One of the starkest challenges faced by the auteurists in late sixties and early seventies was that many of their idols were dead or sidelined. Among those still working, their films looked increasingly, aggressively irrelevant—in the least, very shaky ground for proclaiming a given director an axiom of cinema. You might read Greg Ford championing Hawks’s Rio Lobo as “something entirely new” or Tim Hunter—in the Harvard Crimson(!)—declaring A Countess from Hong Kong the finest movie that Chaplin had ever made, but these were minority voices of enthusiasm in a youth-baiting media landscape that demonstrated considerable apathy towards the last gasps of the Hollywood veterans.

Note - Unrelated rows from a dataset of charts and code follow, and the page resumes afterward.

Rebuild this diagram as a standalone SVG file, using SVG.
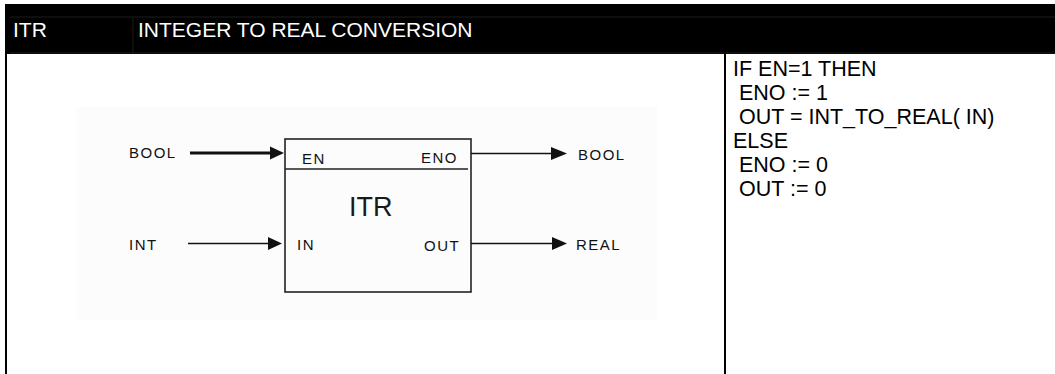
<svg xmlns="http://www.w3.org/2000/svg" width="1055" height="374" viewBox="0 0 1055 374">
<style>
.hdr{font-family:"Liberation Sans",Arial,sans-serif;font-size:21px;fill:#ffffff}
.code{font-family:"Liberation Sans",Arial,sans-serif;font-size:21.5px;fill:#000000}
.lbl{font-family:"Liberation Sans",Arial,sans-serif;font-size:15px;fill:#111;letter-spacing:1.5px}
.title{font-family:"Liberation Sans",Arial,sans-serif;font-size:27px;fill:#1a1a1a}
.wire{stroke:#111;fill:none}
.head{fill:#111}
.frame{stroke:#000;stroke-width:2;fill:none}
</style>
<rect x="0" y="0" width="1055" height="374" fill="#ffffff"/>
<g id="header">
<rect x="5" y="4" width="1050" height="50" fill="#000000"/>
<line x1="10" y1="17" x2="1055" y2="17" stroke="#1c1c1c" stroke-width="1"/>
<line x1="10" y1="53" x2="1055" y2="53" stroke="#1c1c1c" stroke-width="1"/>
<line x1="133" y1="17" x2="133" y2="53" stroke="#1c1c1c" stroke-width="1"/>
<text class="hdr" x="13" y="37">ITR</text>
<text class="hdr" x="138" y="37">INTEGER TO REAL CONVERSION</text>
</g>
<g id="frame">
<line class="frame" x1="6" y1="54" x2="6" y2="374"/>
<line class="frame" x1="725" y1="54" x2="725" y2="374"/>
</g>
<g id="code">
<text class="code" x="733" y="76">IF EN=1 THEN</text>
<text class="code" x="733" y="100" xml:space="preserve"> ENO := 1</text>
<text class="code" x="733" y="124" xml:space="preserve"> OUT = INT_TO_REAL( IN)</text>
<text class="code" x="733" y="148">ELSE</text>
<text class="code" x="733" y="172" xml:space="preserve"> ENO := 0</text>
<text class="code" x="733" y="196" xml:space="preserve"> OUT := 0</text>
</g>
<rect x="76" y="107" width="581" height="213" fill="#fcfcfc"/>
<g id="itr-block">
<rect x="285" y="139" width="186" height="153" fill="none" stroke="#222" stroke-width="1.6"/>
<line x1="285" y1="169" x2="468" y2="169" stroke="#222" stroke-width="1.6"/>
<text class="title" x="349" y="216">ITR</text>
<text class="lbl" x="302" y="164">EN</text>
<text class="lbl" x="421" y="163">ENO</text>
<text class="lbl" x="297" y="250">IN</text>
<text class="lbl" x="424" y="251">OUT</text>
</g>
<g id="labels">
<text class="lbl" x="129" y="158">BOOL</text>
<text class="lbl" x="129" y="250">INT</text>
<text class="lbl" x="578" y="160">BOOL</text>
<text class="lbl" x="576" y="250">REAL</text>
</g>
<g id="connectors">
<line class="wire" x1="190" y1="153" x2="272" y2="153" stroke-width="3"/>
<polygon class="head" points="270,146.5 284,153 270,159.5"/>
<line class="wire" x1="188" y1="243.5" x2="270" y2="243.5" stroke-width="1.5"/>
<polygon class="head" points="268,237 282,243.5 268,250"/>
<line class="wire" x1="471" y1="153.5" x2="552" y2="153.5" stroke-width="1.5"/>
<polygon class="head" points="551,147 567,153.5 551,160"/>
<line class="wire" x1="471" y1="243.5" x2="553" y2="243.5" stroke-width="1.5"/>
<polygon class="head" points="552,237 567,243.5 552,250"/>
</g>
</svg>
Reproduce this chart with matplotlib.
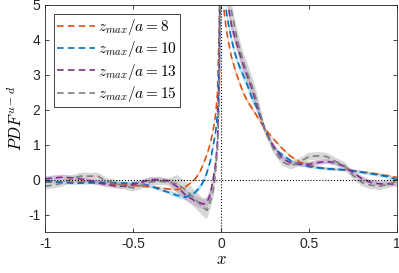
import matplotlib
matplotlib.use("Agg")
import matplotlib.pyplot as plt
import numpy as np

plt.rcParams['mathtext.fontset'] = 'cm'
plt.rcParams['axes.unicode_minus'] = False
plt.rcParams['font.family'] = ['Liberation Sans', 'DejaVu Sans']

# common x grid (the curves blow up at x = 0, off the top of the axes)
x = [-1.0, -0.95, -0.9, -0.85, -0.8, -0.75, -0.7, -0.65, -0.6, -0.55, -0.5,
     -0.45, -0.4, -0.35, -0.3, -0.25, -0.2, -0.15, -0.12, -0.1, -0.08, -0.06,
     -0.04, -0.03, -0.02, -0.01, 0.0, 0.01, 0.02, 0.03, 0.04, 0.06, 0.08, 0.1,
     0.125, 0.15, 0.175, 0.2, 0.25, 0.3, 0.35, 0.4, 0.45, 0.5, 0.55, 0.6,
     0.65, 0.7, 0.75, 0.8, 0.85, 0.9, 0.95, 1.0]

pdf_z8 = [-0.07, -0.07, -0.07, -0.07, -0.07, -0.08, -0.1, -0.11, -0.13, -0.15, -0.17,
          -0.19, -0.21, -0.24, -0.27, -0.29, -0.2, 0.0, 0.22, 0.45, 0.72, 1.05,
          1.55, 1.9, 2.5, 4.5, 10.0, 5.2, 4.7, 4.3, 4.0, 3.5, 3.15, 2.85,
          2.5, 2.25, 2.05, 1.85, 1.45, 1.15, 0.88, 0.65, 0.5, 0.4, 0.35, 0.31,
          0.29, 0.28, 0.26, 0.22, 0.19, 0.15, 0.11, 0.06]
pdf_z10 = [-0.04, -0.06, -0.08, -0.1, -0.1, -0.09, -0.08, -0.08, -0.09, -0.1, -0.1,
           -0.12, -0.18, -0.28, -0.36, -0.45, -0.5, -0.38, -0.22, -0.05, 0.2, 0.55,
           1.1, 1.4, 1.9, 3.2, 10.0, 6.0, 5.3, 4.8, 4.5, 4.0, 3.6, 3.3,
           3.0, 2.7, 2.35, 2.1, 1.45, 0.9, 0.7, 0.53, 0.44, 0.37, 0.34, 0.31,
           0.3, 0.28, 0.25, 0.21, 0.17, 0.13, 0.08, 0.0]
pdf_z13 = [0.02, 0.05, 0.07, 0.05, 0.02, -0.03, -0.09, -0.14, -0.18, -0.19, -0.14,
           -0.07, 0.0, 0.0, -0.04, -0.2, -0.45, -0.6, -0.66, -0.7, -0.66, -0.4,
           0.15, 0.5, 1.1, 2.8, 10.0, 8.0, 6.5, 5.6, 5.0, 4.4, 4.05, 3.7,
           3.3, 2.95, 2.6, 2.2, 1.4, 0.95, 0.6, 0.47, 0.44, 0.44, 0.49, 0.52,
           0.48, 0.38, 0.2, 0.03, -0.08, -0.12, -0.12, -0.13]
pdf_z15 = [-0.19, -0.15, -0.1, 0.02, 0.1, 0.1, 0.1, -0.05, -0.1, -0.18, -0.24,
           -0.16, -0.07, -0.05, -0.07, -0.12, -0.3, -0.55, -0.7, -0.8, -0.88, -0.6,
           -0.2, 0.3, 0.9, 2.5, 10.0, 9.0, 7.0, 6.0, 5.4, 4.8, 4.3, 3.85,
           3.4, 3.05, 2.7, 2.3, 1.4, 0.85, 0.5, 0.4, 0.52, 0.66, 0.68, 0.66,
           0.52, 0.4, 0.12, -0.08, -0.16, -0.19, -0.13, -0.04]

# half-widths of the uncertainty bands
err_z8 = [0.03] * 18 + [0.04] * 8 + [0.1] + [0.06] * 11 + [0.03] * 16
err_z10 = [0.05] * 15 + [0.08] * 11 + [0.2] + [0.12] * 11 + [0.05] * 16
err_z13 = [0.07] * 15 + [0.15] * 11 + [0.3] + [0.18] * 11 + [0.07] * 16
err_z15 = [0.1] * 15 + [0.25] * 11 + [0.4] + [0.28] * 11 + [0.11] * 16

labels = ['$z_{max}/a = 8$', '$z_{max}/a = 10$', '$z_{max}/a = 13$', '$z_{max}/a = 15$']
line_colors = ['#D95319', '#0072BD', '#7E2F8E', '#7F7F7F']
band_colors = ['#F4B183', '#8FD3F4', '#B48AC0', '#BFBFBF']

series = [pdf_z8, pdf_z10, pdf_z13, pdf_z15]
errors = [err_z8, err_z10, err_z13, err_z15]

fig = plt.figure(figsize=(3.99, 2.73), dpi=100)
ax = fig.add_axes([0.113, 0.150, 0.882, 0.832])

xa = np.array(x)
for y, e, lab, lc, bc in zip(series, errors, labels, line_colors, band_colors):
    y = np.array(y)
    e = np.array(e)
    ax.fill_between(xa, y - e, y + e, color=bc, alpha=0.6, lw=0)
    ax.plot(xa, y, color=lc, lw=1.2, dashes=(4, 2.5), label=lab)

ax.axhline(0, color='k', lw=0.8, ls=':')
ax.axvline(0, color='k', lw=0.8, ls=':')

ax.set_xlim(-1, 1)
ax.set_ylim(-1.5, 5)
ax.set_xticks([-1, -0.5, 0, 0.5, 1])
ax.set_xticklabels(['-1', '-0.5', '0', '0.5', '1'])
ax.set_yticks([-1, 0, 1, 2, 3, 4, 5])
ax.tick_params(direction='in', top=True, right=True, length=3, width=0.6,
               labelsize=10, colors='#262626')
for s in ax.spines.values():
    s.set_color('#262626')
    s.set_linewidth(0.6)

ax.set_xlabel('$x$', fontsize=12, labelpad=1)
ax.set_ylabel('$PDF^{u-d}$', fontsize=12, labelpad=2)

leg = ax.legend(loc='upper left', fontsize=11, handlelength=2.5, handletextpad=0.15,
                labelspacing=0.15, borderpad=0.2, borderaxespad=0, fancybox=False,
                framealpha=1, edgecolor='#262626', bbox_to_anchor=(0.026, 0.96))
leg.get_frame().set_linewidth(0.6)

fig.savefig('out.png', dpi=100)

In some sense, that apathy was earned. A film like Ford’s 7 Women (acclaimed by Andrew Sarris and awarded the highest rating by a sizable number of Sight and Sound contributors) was clearly and actively out of step with its cultural moment—resurrecting forms of melodrama, ethnic masquerade, and studio-bound choreography that can only be described as reactionary. For those who admired Ford for his ability to sketch thorough examinations of American history and culture in popular terms, major stars and the baggage wrapped up in them very much part of the equation, 7 Women looked like an obvious diminution and retreat. (On the other hand, 7 Women remains notable today for its confused but obviously sincere account of sexual upheaval; if it was an irrelevant film for 1966, it at least had the good sense to make its irrelevance central and bewilderingly felt.)